In some implementations, a coating for an implant can include an active thromboembolism-resistant coating, such that the coating interacts at the implant surface and/or in the near surface region with proteins and blood components or factors (e.g., platelets, cells, etc.). An active thromboembolism-resistant coating can include a locally eluting system and/or a coating configured to capture (e.g., interact or bind with surface receptors) proteins and/or blood components, for example endothelial progenitor cells (EPCs).

In some implementations, the implant coating can reduce peri-procedural risk and/or immediate post-procedural risk during treatment of ICAS. In some implementations, an implant for treating ICAS is configured for insertion into non-basilar anatomy, as shown in. In some implementations, an implant for treating ICAS is configured for insertion into basilar anatomy, as shown in. In some implementations, an implant for treating ICAS is configured to stabilize a plaque, reduce rupture or rupture potential, and/or prevent restenosis. In some implementations, an implant for treating ICAS is configured for use with dual antiplatelet therapy (DAPT) or single antiplatelet therapy (SAPT).

A coating material may be selected from, derived from, partially composed of, or produced from a combination of a number of materials, including but not limited to: fluorinated or perfluorinated polymers (e.g, polyvinylidene fluoride (PVDF) or copolymers thereof, fluorophosphazenes, etc.); plasma-deposited fluorine materials; zwitterionic substances; polyvinylpyrrolidone (PVP); phosphorylcholine (PC); poly(butyl methacrylate) (PBMA); polydimethyl siloxane (PDMS); albumin; glycosaminoglycan (GAG); sulfonated materials; glyme materials; polyethylene glycol (PEG)-based materials; carboxybetaine, sulfobetaine, or methacrylated versions thereof; self-assembled monolayers (e.g., fluorosilanes); heparin or heparin-like molecules or other anticoagulants; direct thrombin inhibitors (e.g., Hirudin, Bivalirudin, Lepirudin, Desirudin, Argatroban, Inogatran, Melagatran, ximelagatran, Dabigatran, etc.); curcumin; thrombomodulin; prostacyclin; DMP 728 (a platelet GPIIb/IIIa antagonist); chitosan or sulfated chitosan; hyaluronic acid; tantalum-doped titanium oxide; oxynitrides, oxide layers, inorganic materials such as diamond-like carbon (DLC) or fluorinated-DLC, and silicon carbide.

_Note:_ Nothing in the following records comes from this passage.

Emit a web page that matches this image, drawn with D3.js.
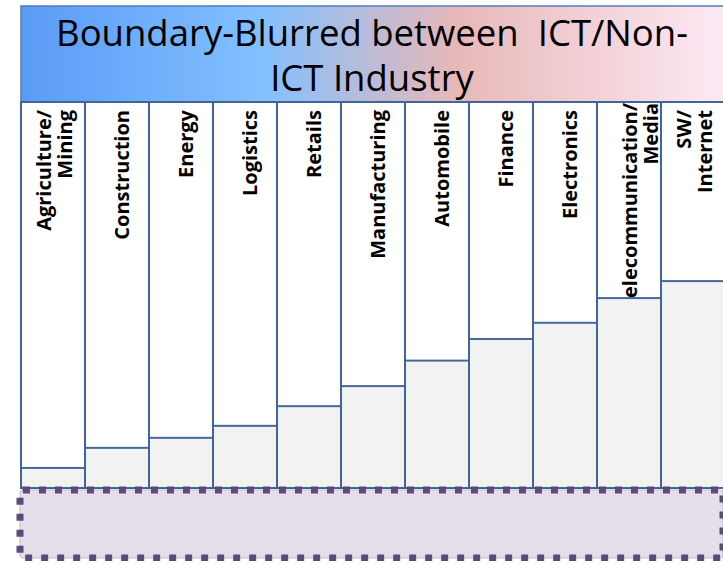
<!DOCTYPE html>
<html>
<head>
<meta charset="utf-8">
<script src="https://cdn.jsdelivr.net/npm/d3@7"></script>
<style>
  html, body { margin: 0; padding: 0; background: #ffffff; }
  svg { display: block; }
  text { font-family: "Open Sans", "Noto Sans", sans-serif; }
</style>
</head>
<body>
<svg id="chart" width="723" height="561"></svg>
<script>
// ---- data ----
const titleLines = ["Boundary-Blurred between  ICT/Non-", "ICT Industry"];
const categories = ["Agriculture/Mining", "Construction", "Energy", "Logistics", "Retails",
  "Manufacturing", "Automobile", "Finance", "Electronics", "Telecommunication/Media", "SW/Internet"];
const labelLines = [["Agriculture/", "Mining"], ["Construction"], ["Energy"], ["Logistics"], ["Retails"],
  ["Manufacturing"], ["Automobile"], ["Finance"], ["Electronics"], ["elecommunication/", "Media"], ["SW/", "Internet"]];
const values = [5.2, 10.4, 13.0, 16.1, 21.2, 26.4, 33.0, 38.6, 42.8, 49.2, 53.6];
const yDomain = [0, 100];

// ---- layout ----
const svg = d3.select("#chart");
const plotLeft = 21, colW = 64, plotTop = 102, plotBottom = 488;

const x = d3.scaleBand().domain(categories).range([plotLeft, plotLeft + colW * categories.length]).padding(0);
const y = d3.scaleLinear().domain(yDomain).range([plotBottom, plotTop]);

// gradient for title box
const defs = svg.append("defs");
const grad = defs.append("linearGradient").attr("id", "titleGrad")
  .attr("x1", "0%").attr("x2", "100%").attr("y1", "0%").attr("y2", "0%");
[["0%", "#5a9bf6"], ["34%", "#82c0ff"], ["62%", "#e8b8b8"], ["100%", "#fde9f4"]].forEach(([o, c]) =>
  grad.append("stop").attr("offset", o).attr("stop-color", c));

// title box
svg.append("rect").attr("x", plotLeft).attr("y", 6).attr("width", 703).attr("height", plotTop - 6)
  .attr("fill", "url(#titleGrad)").attr("stroke", "#4f7dbb").attr("stroke-width", 1.5);
svg.append("text").attr("x", 372).attr("y", 46).attr("text-anchor", "middle")
  .attr("font-size", 36.5).attr("fill", "#000").style("white-space", "pre")
  .selectAll("tspan").data(titleLines).join("tspan")
  .attr("x", 372).attr("dy", (d, i) => i === 0 ? 0 : 45).text(d => d);

// column background (white)
svg.append("g").selectAll("rect").data(categories).join("rect")
  .attr("x", d => x(d)).attr("y", plotTop).attr("width", x.bandwidth()).attr("height", plotBottom - plotTop)
  .attr("fill", "#ffffff");

// bars
svg.append("g").selectAll("rect").data(values).join("rect")
  .attr("x", (d, i) => x(categories[i])).attr("y", d => y(d))
  .attr("width", x.bandwidth()).attr("height", d => plotBottom - y(d))
  .attr("fill", "#f2f2f2").attr("stroke", "#45699a").attr("stroke-width", 2);

// column outlines
svg.append("g").selectAll("rect").data(categories).join("rect")
  .attr("x", d => x(d)).attr("y", plotTop).attr("width", x.bandwidth()).attr("height", plotBottom - plotTop)
  .attr("fill", "none").attr("stroke", "#3f6696").attr("stroke-width", 2);

// rotated labels
const lg = svg.append("g");
labelLines.forEach((lines, i) => {
  const cx = x(categories[i]) + x.bandwidth() / 2;
  const base = lines.length === 1 ? [cx + 12] : [cx - 2, cx + 19];
  const nodes = lines.map((t, j) => lg.append("text")
      .attr("transform", `translate(${base[j]},110) rotate(-90)`)
      .attr("text-anchor", "end").attr("font-size", 20).attr("font-weight", "bold")
      .attr("fill", "#000").text(t));
  // overflowing labels are pushed to the top edge of the column
  const maxLen = d3.max(nodes, n => n.node().getComputedTextLength());
  if (maxLen > 170) {
    nodes.forEach((n, j) => n.attr("transform", `translate(${base[j] + 10},${plotTop + 1}) rotate(-90)`));
  }
});

// dotted box
svg.append("rect").attr("x", 20).attr("y", 490).attr("width", 703).attr("height", 68)
  .attr("rx", 3).attr("fill", "#e5dfec").attr("stroke", "#b8bccf").attr("stroke-width", 1);
svg.append("rect").attr("x", 20).attr("y", 490).attr("width", 703).attr("height", 68)
  .attr("rx", 3).attr("fill", "none").attr("stroke", "#5f497a").attr("stroke-width", 7)
  .attr("stroke-dasharray", "7 9");
</script>
</body>
</html>
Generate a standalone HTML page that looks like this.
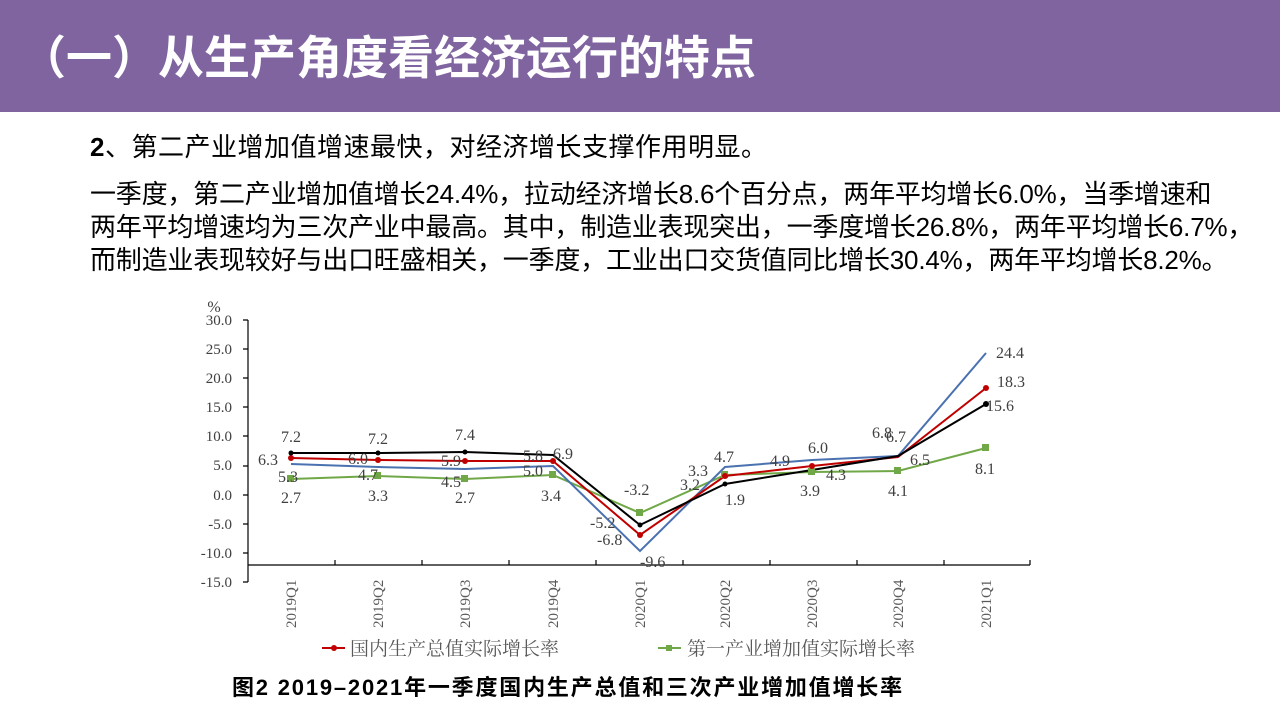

In some implementations, a coating comprises primarily heparin. The heparin coating may be created according to the methods described in U.S. Pat. No. 5,529,986, which is herein incorporated by reference in its entirety. Additionally, or alternatively, the heparin coating may be created using a photochemical crosslinker such as benzophenone according to the methods described in U.S. Pat. No. 7,550,444, which is herein incorporated by reference in its entirety. For example, a heparin coating may be applied to a polyvinylidene fluoride-co-hexafluoropropylene (PVDF-HFP) surface. The PVDF-HFP surface may be on a drug-eluting stent, for example, such that the heparin is applied over or under the PVDF-HFP surface. For example, polyethylene imine (PEI) is adsorbed from a solution (either from pure PEI or PEI diluted in water, methanol, ethanol or chloroform) onto the PVDF coating. A macromolecular complex of heparin with polylysine is formulated and applied to the PEI layer, as described in U.S. Pat. No. 5,529,986, which is herein incorporated by reference in its entirety. Chemisorption occurs and binds the heparin to the surface through one or more or a plurality of ionic interactions.